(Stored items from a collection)
[Begin]

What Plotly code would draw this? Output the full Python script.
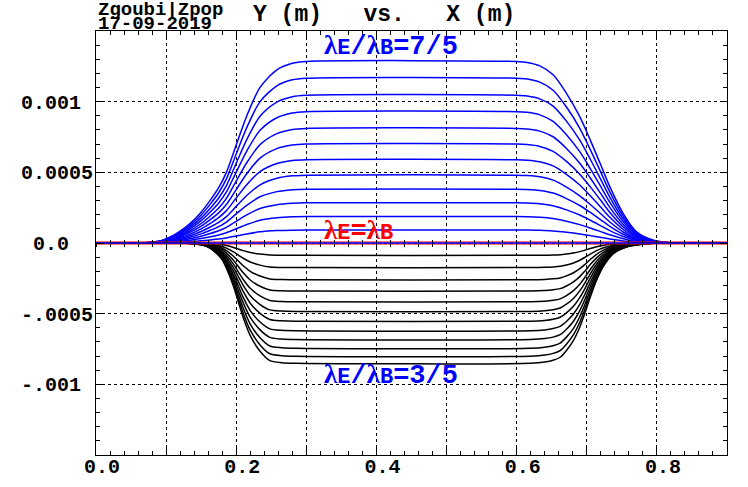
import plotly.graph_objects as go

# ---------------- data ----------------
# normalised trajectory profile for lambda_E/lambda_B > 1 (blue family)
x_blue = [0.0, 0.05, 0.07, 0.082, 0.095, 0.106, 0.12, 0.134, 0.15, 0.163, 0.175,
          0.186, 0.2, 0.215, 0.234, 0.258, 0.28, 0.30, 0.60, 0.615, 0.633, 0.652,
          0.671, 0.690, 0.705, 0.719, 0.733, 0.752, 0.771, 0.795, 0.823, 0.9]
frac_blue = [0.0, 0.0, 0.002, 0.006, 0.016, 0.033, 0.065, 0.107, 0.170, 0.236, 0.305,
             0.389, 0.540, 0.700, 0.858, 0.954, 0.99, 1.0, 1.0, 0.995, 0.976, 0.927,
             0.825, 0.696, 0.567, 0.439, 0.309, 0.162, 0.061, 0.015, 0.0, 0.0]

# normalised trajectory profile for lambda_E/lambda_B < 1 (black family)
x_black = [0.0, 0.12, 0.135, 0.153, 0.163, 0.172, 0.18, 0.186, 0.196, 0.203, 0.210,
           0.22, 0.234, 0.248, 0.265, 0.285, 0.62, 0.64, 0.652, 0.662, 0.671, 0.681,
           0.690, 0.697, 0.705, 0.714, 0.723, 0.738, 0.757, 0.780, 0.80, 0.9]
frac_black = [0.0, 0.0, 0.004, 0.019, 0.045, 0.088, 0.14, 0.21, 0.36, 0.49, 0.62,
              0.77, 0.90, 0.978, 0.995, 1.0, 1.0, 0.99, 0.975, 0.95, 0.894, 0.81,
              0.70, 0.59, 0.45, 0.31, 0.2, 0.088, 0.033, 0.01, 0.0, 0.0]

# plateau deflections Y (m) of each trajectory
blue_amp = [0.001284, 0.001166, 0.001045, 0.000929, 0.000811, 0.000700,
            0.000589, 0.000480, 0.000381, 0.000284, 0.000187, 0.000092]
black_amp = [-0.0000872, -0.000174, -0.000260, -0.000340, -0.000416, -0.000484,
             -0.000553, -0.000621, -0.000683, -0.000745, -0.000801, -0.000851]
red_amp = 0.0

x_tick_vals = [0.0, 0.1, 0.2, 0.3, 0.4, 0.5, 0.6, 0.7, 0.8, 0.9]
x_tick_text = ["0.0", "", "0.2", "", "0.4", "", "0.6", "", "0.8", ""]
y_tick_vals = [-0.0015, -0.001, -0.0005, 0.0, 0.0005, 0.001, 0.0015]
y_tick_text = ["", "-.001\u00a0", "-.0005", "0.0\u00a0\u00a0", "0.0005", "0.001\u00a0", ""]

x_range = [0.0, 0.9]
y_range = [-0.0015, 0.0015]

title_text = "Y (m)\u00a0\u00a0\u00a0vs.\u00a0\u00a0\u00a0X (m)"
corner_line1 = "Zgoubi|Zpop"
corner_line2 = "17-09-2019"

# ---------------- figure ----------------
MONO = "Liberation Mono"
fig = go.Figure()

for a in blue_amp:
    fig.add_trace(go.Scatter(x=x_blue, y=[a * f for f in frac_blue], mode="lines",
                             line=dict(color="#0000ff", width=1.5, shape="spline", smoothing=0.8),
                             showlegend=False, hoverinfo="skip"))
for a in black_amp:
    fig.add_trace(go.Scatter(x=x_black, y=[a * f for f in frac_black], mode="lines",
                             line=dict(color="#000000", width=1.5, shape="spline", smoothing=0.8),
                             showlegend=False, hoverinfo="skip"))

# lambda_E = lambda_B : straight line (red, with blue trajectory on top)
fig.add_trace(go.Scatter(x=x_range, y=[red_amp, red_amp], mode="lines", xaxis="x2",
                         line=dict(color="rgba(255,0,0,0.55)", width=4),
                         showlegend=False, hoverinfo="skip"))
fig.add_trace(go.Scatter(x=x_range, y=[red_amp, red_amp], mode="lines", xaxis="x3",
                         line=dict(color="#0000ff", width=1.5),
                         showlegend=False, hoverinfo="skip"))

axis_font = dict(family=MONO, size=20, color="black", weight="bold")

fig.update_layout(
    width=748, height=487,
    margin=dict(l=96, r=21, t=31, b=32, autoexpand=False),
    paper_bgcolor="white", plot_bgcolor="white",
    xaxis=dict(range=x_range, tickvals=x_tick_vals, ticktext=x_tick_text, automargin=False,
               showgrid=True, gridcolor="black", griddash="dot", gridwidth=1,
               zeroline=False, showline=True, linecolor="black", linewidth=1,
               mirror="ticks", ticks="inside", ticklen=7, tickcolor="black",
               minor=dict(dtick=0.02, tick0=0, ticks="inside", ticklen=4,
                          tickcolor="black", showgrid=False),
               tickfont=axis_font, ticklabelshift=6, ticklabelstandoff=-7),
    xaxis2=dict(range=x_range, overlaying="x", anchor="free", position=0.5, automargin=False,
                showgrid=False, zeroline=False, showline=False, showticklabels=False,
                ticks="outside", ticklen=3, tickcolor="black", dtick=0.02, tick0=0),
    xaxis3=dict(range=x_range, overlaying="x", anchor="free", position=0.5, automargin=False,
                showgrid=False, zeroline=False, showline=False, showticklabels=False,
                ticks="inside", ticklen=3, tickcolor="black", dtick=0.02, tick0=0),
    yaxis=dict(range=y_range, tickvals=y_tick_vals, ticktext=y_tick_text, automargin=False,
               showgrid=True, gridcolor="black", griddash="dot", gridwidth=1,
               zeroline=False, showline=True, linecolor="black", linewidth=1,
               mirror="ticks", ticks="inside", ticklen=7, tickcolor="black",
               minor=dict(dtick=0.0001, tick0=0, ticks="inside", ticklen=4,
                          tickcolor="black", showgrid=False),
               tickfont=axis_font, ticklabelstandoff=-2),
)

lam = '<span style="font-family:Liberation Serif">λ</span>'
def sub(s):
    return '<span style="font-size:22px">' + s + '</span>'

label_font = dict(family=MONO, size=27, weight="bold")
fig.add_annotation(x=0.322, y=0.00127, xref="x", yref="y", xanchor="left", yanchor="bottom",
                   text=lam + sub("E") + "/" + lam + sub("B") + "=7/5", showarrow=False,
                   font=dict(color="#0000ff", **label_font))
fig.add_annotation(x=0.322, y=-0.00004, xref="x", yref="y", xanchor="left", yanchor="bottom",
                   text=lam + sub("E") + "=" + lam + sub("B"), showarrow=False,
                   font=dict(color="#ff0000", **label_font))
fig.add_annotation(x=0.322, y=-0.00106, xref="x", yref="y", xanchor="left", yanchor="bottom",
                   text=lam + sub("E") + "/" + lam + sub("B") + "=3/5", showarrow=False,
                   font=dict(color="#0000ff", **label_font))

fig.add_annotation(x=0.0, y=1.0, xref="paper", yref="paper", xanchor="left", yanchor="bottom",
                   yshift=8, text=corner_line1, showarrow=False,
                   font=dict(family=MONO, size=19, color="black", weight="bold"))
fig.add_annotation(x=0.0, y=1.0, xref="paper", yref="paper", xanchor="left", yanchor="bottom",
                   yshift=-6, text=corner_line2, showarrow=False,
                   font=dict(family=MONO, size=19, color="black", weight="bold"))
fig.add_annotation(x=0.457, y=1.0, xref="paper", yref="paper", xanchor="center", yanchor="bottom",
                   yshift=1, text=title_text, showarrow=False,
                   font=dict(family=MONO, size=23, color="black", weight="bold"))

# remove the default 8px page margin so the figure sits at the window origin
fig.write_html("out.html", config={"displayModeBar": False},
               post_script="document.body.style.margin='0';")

[End]
[Begin]

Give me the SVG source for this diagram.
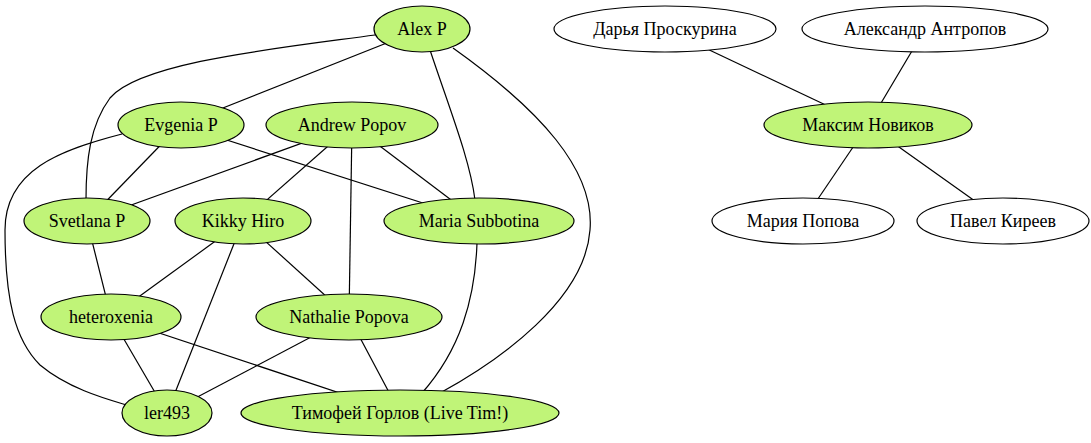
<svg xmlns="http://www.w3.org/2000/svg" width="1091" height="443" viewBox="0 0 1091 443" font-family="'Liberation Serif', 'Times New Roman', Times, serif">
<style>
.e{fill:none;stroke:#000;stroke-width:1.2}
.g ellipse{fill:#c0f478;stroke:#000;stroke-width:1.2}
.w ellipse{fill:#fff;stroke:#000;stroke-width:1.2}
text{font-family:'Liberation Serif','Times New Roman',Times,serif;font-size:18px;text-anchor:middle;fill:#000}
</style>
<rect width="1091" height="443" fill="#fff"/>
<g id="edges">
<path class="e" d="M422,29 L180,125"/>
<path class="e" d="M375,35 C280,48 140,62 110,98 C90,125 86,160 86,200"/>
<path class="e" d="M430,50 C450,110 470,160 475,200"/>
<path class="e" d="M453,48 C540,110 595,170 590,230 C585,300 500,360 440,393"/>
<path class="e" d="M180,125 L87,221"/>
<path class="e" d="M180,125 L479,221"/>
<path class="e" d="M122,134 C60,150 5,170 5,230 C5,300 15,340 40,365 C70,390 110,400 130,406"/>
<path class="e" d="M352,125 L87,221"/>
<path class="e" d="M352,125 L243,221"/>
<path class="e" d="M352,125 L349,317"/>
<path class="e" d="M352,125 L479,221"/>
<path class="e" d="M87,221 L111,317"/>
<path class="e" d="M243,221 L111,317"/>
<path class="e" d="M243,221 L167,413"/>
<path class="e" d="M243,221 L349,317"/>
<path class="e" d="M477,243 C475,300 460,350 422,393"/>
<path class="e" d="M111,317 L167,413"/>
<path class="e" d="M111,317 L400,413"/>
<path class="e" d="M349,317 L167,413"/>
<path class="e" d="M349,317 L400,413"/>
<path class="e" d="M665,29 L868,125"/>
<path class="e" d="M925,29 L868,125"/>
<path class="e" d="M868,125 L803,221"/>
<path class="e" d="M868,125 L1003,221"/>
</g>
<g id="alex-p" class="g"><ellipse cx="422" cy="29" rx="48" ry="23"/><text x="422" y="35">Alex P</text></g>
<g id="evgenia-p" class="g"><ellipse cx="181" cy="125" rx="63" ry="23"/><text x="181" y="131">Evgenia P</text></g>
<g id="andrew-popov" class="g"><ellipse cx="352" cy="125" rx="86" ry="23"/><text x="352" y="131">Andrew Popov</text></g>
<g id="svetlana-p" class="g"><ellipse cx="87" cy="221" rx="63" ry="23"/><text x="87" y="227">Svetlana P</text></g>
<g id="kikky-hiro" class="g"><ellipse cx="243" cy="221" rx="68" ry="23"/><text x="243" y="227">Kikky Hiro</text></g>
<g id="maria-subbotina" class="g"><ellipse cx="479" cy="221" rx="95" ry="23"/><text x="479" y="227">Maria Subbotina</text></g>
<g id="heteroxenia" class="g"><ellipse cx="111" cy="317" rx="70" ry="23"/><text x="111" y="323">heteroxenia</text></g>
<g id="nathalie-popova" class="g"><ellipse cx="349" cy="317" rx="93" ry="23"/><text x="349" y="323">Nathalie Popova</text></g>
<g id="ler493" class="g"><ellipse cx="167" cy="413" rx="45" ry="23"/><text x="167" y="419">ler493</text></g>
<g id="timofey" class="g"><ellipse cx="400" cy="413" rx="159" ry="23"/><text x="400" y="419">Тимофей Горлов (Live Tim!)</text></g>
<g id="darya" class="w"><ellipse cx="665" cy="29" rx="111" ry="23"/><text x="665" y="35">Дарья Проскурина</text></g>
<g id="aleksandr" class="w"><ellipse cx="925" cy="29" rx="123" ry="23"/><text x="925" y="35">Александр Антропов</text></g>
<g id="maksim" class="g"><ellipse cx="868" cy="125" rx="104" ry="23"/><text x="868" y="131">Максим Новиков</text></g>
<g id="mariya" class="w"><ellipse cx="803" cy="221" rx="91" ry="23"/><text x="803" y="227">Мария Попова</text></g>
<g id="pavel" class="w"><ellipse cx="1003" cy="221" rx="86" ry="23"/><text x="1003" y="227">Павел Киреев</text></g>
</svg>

[End]

## WHAT TO PRODUCE:
Which lines of the material contain the string "this"? List each of them.

## ANSWER TO THE TASK:
What Plotly code would draw this? Output the full Python script.
Give me the SVG source for this diagram.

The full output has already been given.